Member of the Illinois House of Representatives from the 32nd district
- In office January 2005 – January 2009
- Preceded by: Charles Morrow
- Succeeded by: Andre Thapedi

Personal details
- Party: Democratic
- Alma mater: Southern Illinois University (B.S.) University of Illinois (M.P.A.)

= Milton Patterson =

American politician

Milton "Milt" Patterson is a former Democratic member of the Illinois House of Representatives, representing the 32nd District on the southwest side of Chicago from 2005 until 2009.

Patterson earned a Bachelor of Science with honors in fire science and fire protection engineering from Southern Illinois University Carbondale, and a master of public administration from University of Illinois at Chicago where he also has done postgraduate study in electrical engineering. He taught circuit analysis and electrical design, and served as Chief Electrical Inspector and Deputy Commissioner of the Chicago Department of Buildings. He also taught courses at Kennedy-King College for a time.

In the 2004 Democratic primary, Patterson defeated seventeen-year incumbent Charles Morrow to represent the 32nd district. The 32nd district at the time included parts of the Greater Grand Crossing, Englewood, West Englewood, Chicago Lawn, Ashburn, and West Lawn.
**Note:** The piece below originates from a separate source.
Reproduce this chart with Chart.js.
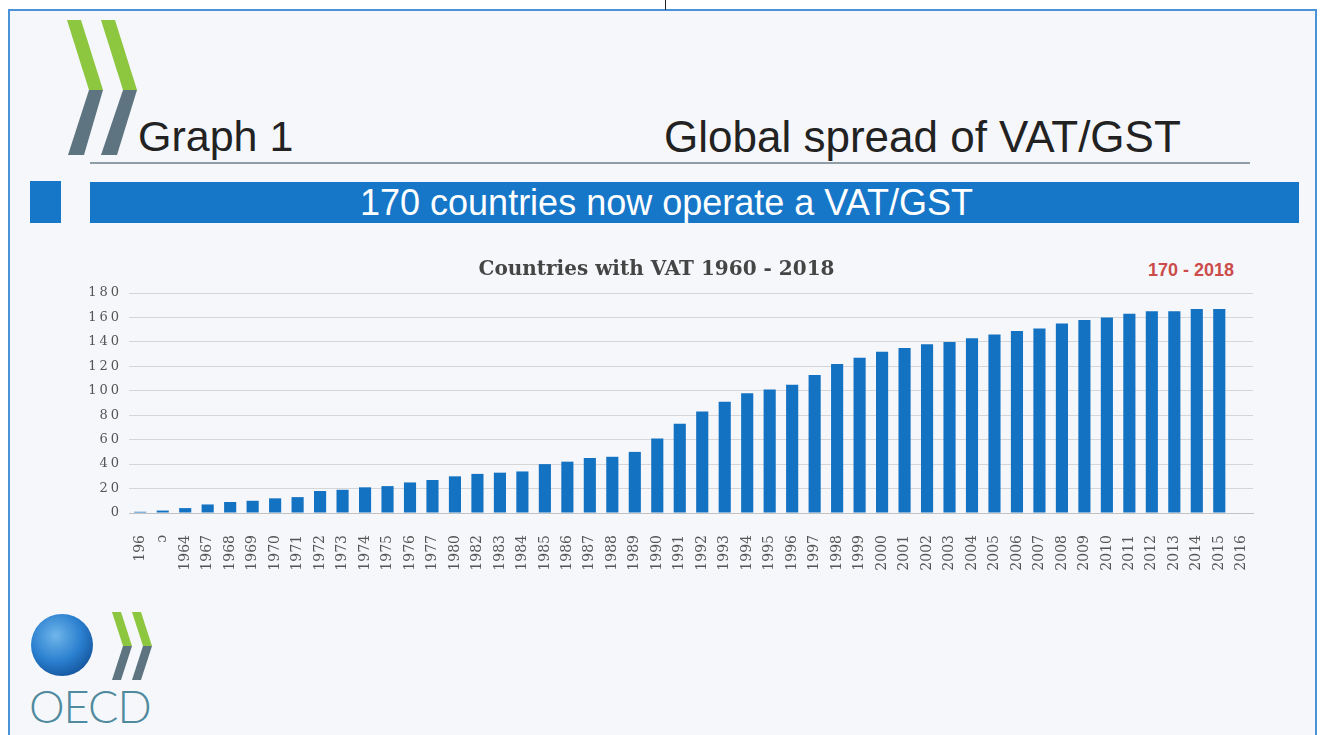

During the 94th General Assembly, Patterson served on the following committees: Appropriations-Public Safety; Computer Technology; Electric Utility Oversight; Housing and Urban Development. During the 95th General Assembly, Patterson served as the Vice Chair of the Committee on Computer Technology.

On January 9, 2009, Patterson was the lone House vote (114–1) against impeaching Governor Rod Blagojevich on corruption charges and committing abuses of power. In the roll call, Patterson said he didn't feel it was his job to vote to impeach the governor. He declined to comment on whether he approved of Blagojevich's performance. Patterson defended his vote against impeachment by stating that "I have no firsthand knowledge of any of the evidence," "I went by my own gut feeling, as simple as that," and also that "I read the report. If the government is going to indict him, let them go ahead and do that. That's their job and I'm doing my job."

After suffering a stroke, Patterson chose to retire and was succeeded by fellow Democrat Andre Thapedi.